Vale realçar ainda que a proposta de “desvincular” os três pisos supracitados em nada se confunde com “extingui-los”. O que se propõe revisar, tão somente, é a forma de atualização desses pisos ao longo do tempo. Mantê-los atrelados à receita certamente não é boa ideia.
A razão para isso é óbvia. Quando a coluna da despesa é “presa com um gancho” à coluna da receita, torna-se mais difícil gerar superávits, pois mais arrecadação inexoravelmente implica gastos maiores. Além disso, quando a despesa flutua ao sabor da arrecadação, o gasto público assume comportamento volátil, pró-cíclico e acrítico, pois passa a ser mecanicamente guiado e desacompanhado de critérios de desempenho.
Segundo estimativas da já citada Conof, a desvinculação dos pisos em relação à receita possibilitaria uma economia potencial da ordem de R$ 0,9 trilhão em 10 anos, caso passassem a ser atualizados pela inflação.
O fator democrático
Vimos que as estimativas de economia potencial apresentadas neste artigo, associadas às propostas de desindexação e desvinculação do gasto público, abrangem o período de 10 anos, sob a premissa de atualização de despesas apenas pela inflação.
Mas não seria melhor que cada Presidente da República recém-eleito tivesse a prerrogativa de sugerir diferentes critérios de atualização de despesas?
A resposta é sim.
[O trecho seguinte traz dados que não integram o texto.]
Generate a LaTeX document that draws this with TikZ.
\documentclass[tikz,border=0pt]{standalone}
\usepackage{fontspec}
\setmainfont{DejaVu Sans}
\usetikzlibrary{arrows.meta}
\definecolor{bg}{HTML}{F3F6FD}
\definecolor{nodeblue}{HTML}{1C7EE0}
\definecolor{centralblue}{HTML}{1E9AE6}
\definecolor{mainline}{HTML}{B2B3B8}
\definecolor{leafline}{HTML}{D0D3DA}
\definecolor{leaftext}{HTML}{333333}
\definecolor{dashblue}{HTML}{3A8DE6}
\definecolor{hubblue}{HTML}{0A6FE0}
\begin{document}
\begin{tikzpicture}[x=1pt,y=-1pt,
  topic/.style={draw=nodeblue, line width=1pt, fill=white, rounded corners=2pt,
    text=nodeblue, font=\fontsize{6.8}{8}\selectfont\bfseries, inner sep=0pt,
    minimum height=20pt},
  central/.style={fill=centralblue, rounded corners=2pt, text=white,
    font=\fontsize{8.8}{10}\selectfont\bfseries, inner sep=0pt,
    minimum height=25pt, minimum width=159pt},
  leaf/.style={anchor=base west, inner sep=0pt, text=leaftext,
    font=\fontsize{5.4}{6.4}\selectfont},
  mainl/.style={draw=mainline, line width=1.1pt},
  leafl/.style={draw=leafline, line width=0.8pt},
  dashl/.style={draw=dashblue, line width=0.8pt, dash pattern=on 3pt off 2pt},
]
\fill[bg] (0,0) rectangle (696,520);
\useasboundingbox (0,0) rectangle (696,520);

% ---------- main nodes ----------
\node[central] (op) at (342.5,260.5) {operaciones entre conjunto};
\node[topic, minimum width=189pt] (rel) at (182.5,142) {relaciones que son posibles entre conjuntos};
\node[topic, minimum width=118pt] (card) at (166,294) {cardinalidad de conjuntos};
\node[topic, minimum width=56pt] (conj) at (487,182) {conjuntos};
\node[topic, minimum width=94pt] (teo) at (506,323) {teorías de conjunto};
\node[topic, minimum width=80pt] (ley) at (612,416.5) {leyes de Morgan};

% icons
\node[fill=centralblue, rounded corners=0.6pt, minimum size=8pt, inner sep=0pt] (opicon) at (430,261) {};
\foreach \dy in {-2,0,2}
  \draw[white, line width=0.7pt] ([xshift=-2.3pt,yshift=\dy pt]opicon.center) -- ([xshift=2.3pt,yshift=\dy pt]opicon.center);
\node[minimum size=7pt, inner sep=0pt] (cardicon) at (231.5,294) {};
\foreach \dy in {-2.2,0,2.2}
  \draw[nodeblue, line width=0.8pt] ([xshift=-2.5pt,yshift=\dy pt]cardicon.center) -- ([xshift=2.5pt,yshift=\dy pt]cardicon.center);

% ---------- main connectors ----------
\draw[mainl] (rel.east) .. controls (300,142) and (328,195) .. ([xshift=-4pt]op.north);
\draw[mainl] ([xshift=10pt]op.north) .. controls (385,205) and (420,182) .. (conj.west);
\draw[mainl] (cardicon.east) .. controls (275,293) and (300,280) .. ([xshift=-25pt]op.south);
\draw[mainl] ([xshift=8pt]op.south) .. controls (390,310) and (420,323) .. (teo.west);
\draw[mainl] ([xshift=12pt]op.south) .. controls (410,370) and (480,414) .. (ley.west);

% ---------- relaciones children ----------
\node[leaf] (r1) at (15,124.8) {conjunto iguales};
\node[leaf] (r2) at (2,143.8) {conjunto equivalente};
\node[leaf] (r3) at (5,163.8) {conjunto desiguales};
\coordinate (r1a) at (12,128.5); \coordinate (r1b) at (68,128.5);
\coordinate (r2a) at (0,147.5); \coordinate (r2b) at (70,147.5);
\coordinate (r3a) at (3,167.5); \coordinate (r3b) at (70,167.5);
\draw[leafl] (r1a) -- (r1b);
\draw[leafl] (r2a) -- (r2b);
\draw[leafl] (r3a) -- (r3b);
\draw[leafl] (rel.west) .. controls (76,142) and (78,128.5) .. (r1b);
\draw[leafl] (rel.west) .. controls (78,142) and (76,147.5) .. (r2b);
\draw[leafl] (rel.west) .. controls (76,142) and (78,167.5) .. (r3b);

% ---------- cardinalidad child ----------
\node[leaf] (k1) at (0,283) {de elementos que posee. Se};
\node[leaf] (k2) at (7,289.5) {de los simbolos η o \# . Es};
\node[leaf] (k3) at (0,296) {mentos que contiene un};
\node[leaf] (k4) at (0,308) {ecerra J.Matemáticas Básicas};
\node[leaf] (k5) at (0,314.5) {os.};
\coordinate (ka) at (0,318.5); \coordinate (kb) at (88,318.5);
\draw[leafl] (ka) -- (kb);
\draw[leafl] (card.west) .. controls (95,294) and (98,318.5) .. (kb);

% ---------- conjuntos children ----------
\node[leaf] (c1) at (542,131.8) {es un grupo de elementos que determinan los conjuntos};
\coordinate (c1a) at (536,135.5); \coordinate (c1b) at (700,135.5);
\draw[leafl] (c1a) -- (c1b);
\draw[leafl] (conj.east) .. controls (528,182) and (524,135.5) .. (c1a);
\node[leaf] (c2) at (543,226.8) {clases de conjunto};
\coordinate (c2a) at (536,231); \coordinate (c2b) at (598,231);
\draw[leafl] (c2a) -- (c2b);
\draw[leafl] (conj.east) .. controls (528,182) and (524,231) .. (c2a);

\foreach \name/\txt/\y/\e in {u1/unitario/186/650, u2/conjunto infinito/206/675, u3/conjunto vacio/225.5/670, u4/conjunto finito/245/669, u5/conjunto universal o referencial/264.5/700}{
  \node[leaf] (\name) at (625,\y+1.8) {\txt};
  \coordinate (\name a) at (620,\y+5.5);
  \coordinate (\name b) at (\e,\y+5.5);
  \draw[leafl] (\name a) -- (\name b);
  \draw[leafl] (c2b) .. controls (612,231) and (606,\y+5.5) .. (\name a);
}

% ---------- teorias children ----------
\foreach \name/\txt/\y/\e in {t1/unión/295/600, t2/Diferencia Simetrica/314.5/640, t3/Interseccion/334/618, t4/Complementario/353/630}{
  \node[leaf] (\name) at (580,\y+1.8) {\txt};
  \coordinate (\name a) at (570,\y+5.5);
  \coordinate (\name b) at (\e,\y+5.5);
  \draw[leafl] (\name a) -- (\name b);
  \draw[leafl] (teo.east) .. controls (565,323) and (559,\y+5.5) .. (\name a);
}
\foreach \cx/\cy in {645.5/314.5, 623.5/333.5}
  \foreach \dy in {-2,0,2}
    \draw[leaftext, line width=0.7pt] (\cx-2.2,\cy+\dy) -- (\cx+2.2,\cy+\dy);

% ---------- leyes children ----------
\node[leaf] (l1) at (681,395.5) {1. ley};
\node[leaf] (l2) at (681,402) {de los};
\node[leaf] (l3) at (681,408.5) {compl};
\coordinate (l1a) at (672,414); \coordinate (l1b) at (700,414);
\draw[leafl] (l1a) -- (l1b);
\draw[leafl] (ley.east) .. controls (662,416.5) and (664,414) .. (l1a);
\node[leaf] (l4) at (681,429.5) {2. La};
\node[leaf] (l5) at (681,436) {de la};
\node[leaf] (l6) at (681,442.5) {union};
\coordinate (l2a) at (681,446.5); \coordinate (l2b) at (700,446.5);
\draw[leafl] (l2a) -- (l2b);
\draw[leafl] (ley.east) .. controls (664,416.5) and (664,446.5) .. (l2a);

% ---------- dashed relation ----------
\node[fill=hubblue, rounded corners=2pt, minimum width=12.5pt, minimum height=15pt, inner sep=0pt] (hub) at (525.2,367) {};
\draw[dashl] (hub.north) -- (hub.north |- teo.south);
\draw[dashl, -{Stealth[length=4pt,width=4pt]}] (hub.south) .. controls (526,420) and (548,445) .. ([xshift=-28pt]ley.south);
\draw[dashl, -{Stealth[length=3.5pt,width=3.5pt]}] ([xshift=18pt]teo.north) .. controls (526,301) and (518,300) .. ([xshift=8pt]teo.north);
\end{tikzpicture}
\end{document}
Em consonância com a abordagem da orçamentação de médio prazo, o ideal seria que tais critérios fossem periodicamente reavaliados. Esse é o “fator democrático” da reforma preconizada neste artigo.
Essa revisão ocorreria a partir de projeto de lei complementar de iniciativa do Chefe do Executivo, a ser apresentado no primeiro ano de seu mandato. A vigência de tais critérios alcançaria o primeiro ano do mandato subsequente, ou para além disso em caso de inércia.
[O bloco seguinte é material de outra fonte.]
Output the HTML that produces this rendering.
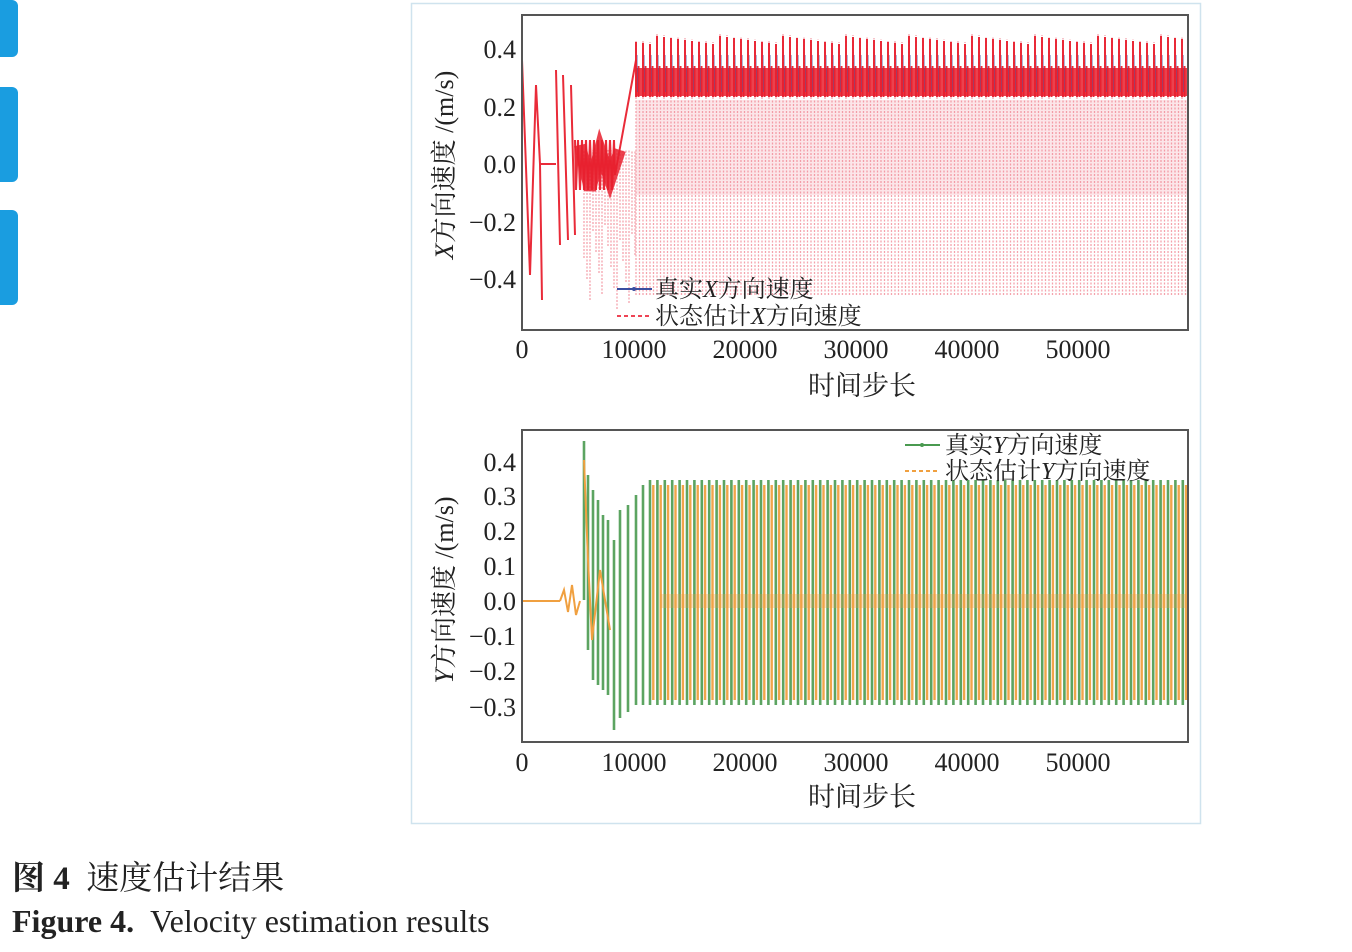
<!DOCTYPE html>
<html><head><meta charset="utf-8"><style>
body{margin:0;width:1352px;height:952px;background:#fff;overflow:hidden;position:relative;font-family:"Liberation Serif","Noto Serif CJK SC",serif}
.tab{position:absolute;left:0;width:18px;background:#1a9de0;border-radius:0 6px 6px 0}
.cap1{position:absolute;left:12px;top:852px;font-size:33px;color:#222}
.cap2{position:absolute;left:12px;top:903px;font-size:32px;color:#222}
</style></head><body>
<div class="tab" style="top:0;height:57px"></div>
<div class="tab" style="top:87px;height:95px"></div>
<div class="tab" style="top:210px;height:95px"></div>
<svg width="1352" height="952" style="position:absolute;left:0;top:0" font-family="Liberation Serif, Noto Serif CJK SC, serif">
<rect x="411.5" y="3.5" width="789" height="820" fill="none" stroke="#cfe3ee" stroke-width="1.5"/>
<rect x="636" y="100" width="551" height="95" fill="#f7b8c0" opacity="0.35"/>
<g id="g1"></g><g id="g2"></g>
<rect x="522" y="15" width="666" height="315" fill="none" stroke="#555" stroke-width="2"/>
<rect x="522" y="430" width="666" height="312" fill="none" stroke="#555" stroke-width="2"/>
<g font-size="26" fill="#222" text-anchor="end">
<text x="516" y="58">0.4</text><text x="516" y="116">0.2</text><text x="516" y="173">0.0</text><text x="516" y="231">−0.2</text><text x="516" y="288">−0.4</text>
<text x="516" y="471">0.4</text><text x="516" y="505">0.3</text><text x="516" y="540">0.2</text><text x="516" y="575">0.1</text><text x="516" y="610">0.0</text><text x="516" y="645">−0.1</text><text x="516" y="680">−0.2</text><text x="516" y="716">−0.3</text>
</g>
<g font-size="26" fill="#222" text-anchor="middle">
<text x="522" y="358">0</text><text x="634" y="358">10000</text><text x="745" y="358">20000</text><text x="856" y="358">30000</text><text x="967" y="358">40000</text><text x="1078" y="358">50000</text>
<text x="522" y="771">0</text><text x="634" y="771">10000</text><text x="745" y="771">20000</text><text x="856" y="771">30000</text><text x="967" y="771">40000</text><text x="1078" y="771">50000</text>
<text x="862" y="395" font-size="27">时间步长</text><text x="862" y="806" font-size="27">时间步长</text>
</g>
<text transform="translate(453,165) rotate(-90)" font-size="26" fill="#222" text-anchor="middle"><tspan font-style="italic">X</tspan>方向速度 /(m/s)</text>
<text transform="translate(453,590) rotate(-90)" font-size="26" fill="#222" text-anchor="middle"><tspan font-style="italic">Y</tspan>方向速度 /(m/s)</text>
<g font-size="24" fill="#222">
<line x1="617" y1="289" x2="652" y2="289" stroke="#3a4ea0" stroke-width="2"/><circle cx="634" cy="289" r="2" fill="#3a4ea0"/>
<text x="655" y="297">真实<tspan font-style="italic">X</tspan>方向速度</text>
<line x1="617" y1="316" x2="652" y2="316" stroke="#ee4455" stroke-width="2" stroke-dasharray="4,3"/>
<text x="655" y="324">状态估计<tspan font-style="italic">X</tspan>方向速度</text>
<line x1="905" y1="445" x2="940" y2="445" stroke="#4a9a50" stroke-width="2"/><circle cx="922" cy="445" r="2" fill="#4a9a50"/>
<text x="945" y="453">真实<tspan font-style="italic">Y</tspan>方向速度</text>
<line x1="905" y1="471" x2="940" y2="471" stroke="#f0a040" stroke-width="2" stroke-dasharray="4,3"/>
<text x="945" y="479">状态估计<tspan font-style="italic">Y</tspan>方向速度</text>
</g>
</svg>
<div class="cap1"><b>图 4</b>&nbsp;&nbsp;速度估计结果</div>
<div class="cap2"><b>Figure 4.</b>&nbsp;&nbsp;Velocity estimation results</div>
<script>
var NS="http://www.w3.org/2000/svg";
function P(g,d,c,w,o,da){var p=document.createElementNS(NS,"path");p.setAttribute("d",d);p.setAttribute("stroke",c);p.setAttribute("stroke-width",w);p.setAttribute("fill","none");p.setAttribute("opacity",o);if(da)p.setAttribute("stroke-dasharray",da);document.getElementById(g).appendChild(p);}
var pink="",red="",blue="";
for(var x=636;x<1187;x+=7){var t=36+((x*13)%9);pink+="M"+x+" 295V"+(t-2)+"M"+(x+3.5)+" 295V100";red+="M"+x+" 97V"+t+"M"+(x+2.5)+" 97V66";blue+="M"+(x+1.5)+" 92V55";}
for(var x=584;x<636;x+=3){pink+="M"+x+" "+(220+((x*7)%90))+"V150";}
P("g1",pink,"#f07c8a",1.3,0.7,"2,1.5");
P("g1","M636 82H1187","#e8202e",28,0.85);
P("g1",red,"#e8202e",2,0.95);
P("g1",blue,"#3a4ea0",0.8,0.5);
var e="M522 60L530 275L536 85L540 164H556M556 70L560 245M563 75L568 240M571 85L575 235M575 140";
for(var x=576;x<615;x+=2)e+="L"+x+" "+(x%4?140:190);
e+="L615 175L636 60M540 164L542 300";
P("g1",e,"#e8202e",2,0.95);
P("g1","M580 145L590 190L600 150L610 180L620 150","#e8202e",12,0.85);
var gr="",or="";
for(var x=650;x<1184;x+=7.4){gr+="M"+x.toFixed(1)+" 705V480";or+="M"+(x+3.3).toFixed(1)+" 700V485";}
gr+="M584 441V600M588 475V650M593 490V680M598 500V685M603 515V690M608 520V695M614 730V540M620 718V510M628 712V505M636 705V495M643 705V485";
P("g2",gr,"#4a9a50",2.6,0.9);
P("g2",or,"#f0a040",2.4,0.95);
P("g2","M522 601H560M560 601L564 590L568 612L572 585L576 615L580 601M584 460L588 560L592 640L600 570L610 630","#f0a040",2,1);
P("g2","M660 601H1186","#f0a040",14,0.3);
</script>
</body></html>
Além de viabilizar correções de rotas à luz de prioridades governamentais renovadas, esses ciclos revisionais de médio prazo criariam um ambiente mais favorável à incorporação de aprendizados oriundos da atividade de avaliação de políticas públicas.
A PEC do Equilíbrio Fiscal
Não se desconsidera o fato de que as medidas propostas neste artigo são politicamente desafiadoras, controversas e, por vezes, encaradas como tabus ou anátemas. Os custos da inércia, todavia, tendem a superar os da mudança preventiva. Eventual desarranjo econômico-fiscal, seguido de descontrole inflacionário, requereria remédios mais amargos e impopulares que as medidas ora em discussão.
A margem para a inação, de fato, é cada vez menor. Evidência eloquente é a dinâmica de crescimento acelerado das despesas previdenciárias. Some-se a isso a necessidade de novos investimentos públicos com vistas ao enfrentamento da emergência climática em curso. O desafio fiscal do País, como um todo, é crítico e não se circunscreve à questão de governo. Trata-se de questão de Estado.
A boa notícia é que a reforma estrutural proposta neste artigo já se encontra contemplada por proposta de PEC de autoria dos deputados Kim Kataguiri, Júlio Lopes e Pedro Paulo, protocolada para coleta de assinaturas em 27 de novembro.
Além de desindexar e desvincular despesas, a PEC também limita supersalários e reduz renúncias tributárias, entre outras providências. Cabe registrar que tal proposta foi formulada com o suporte de consultores de Orçamento da Câmara dos Deputados, com destaque à participação de Dayson Almeida e Ricardo Volpe nesse processo.
De forma pragmática, a PEC em foco ainda propõe um Programa de Equilíbrio Fiscal Estrutural (PEFE) aplicável à União, com a previsão de que, de 2026 a 2031, despesas objeto de revisão sejam atualizadas apenas pela inflação. Em seu conjunto, a PEC resultaria em economia potencial estimada em R$ 1,1 trilhão no citado horizonte.
Note-se que essa etapa inicial do PEFE se encerra ao final do primeiro ano de um novo mandato presidencial, respeitando-se o fator democrático acima referido. De 2032 em diante, novos critérios de correção de despesas poderiam ser aplicados por iniciativa do Presidente empossado em 2031, e assim por diante a cada quatro anos.
A PEC do Equilíbrio Fiscal representa um caminho consistente para desatar o nó górdio das contas públicas no Brasil. Ela tem o potencial de reposicionar o País na direção de uma nova rota de crescimento sustentável, com recuperação do grau de investimento, queda de juros, controle da inflação e aumento da confiança na economia brasileira. Decisiva para manter as contas públicas em ordem, essa PEC favorece a conciliação entre responsabilidade fiscal e responsabilidade social. Isso é objetivo de todos.
Paulo Bijos é consultor de Orçamento da Câmara dos Deputados e doutorando em Ciência Política pela UnB.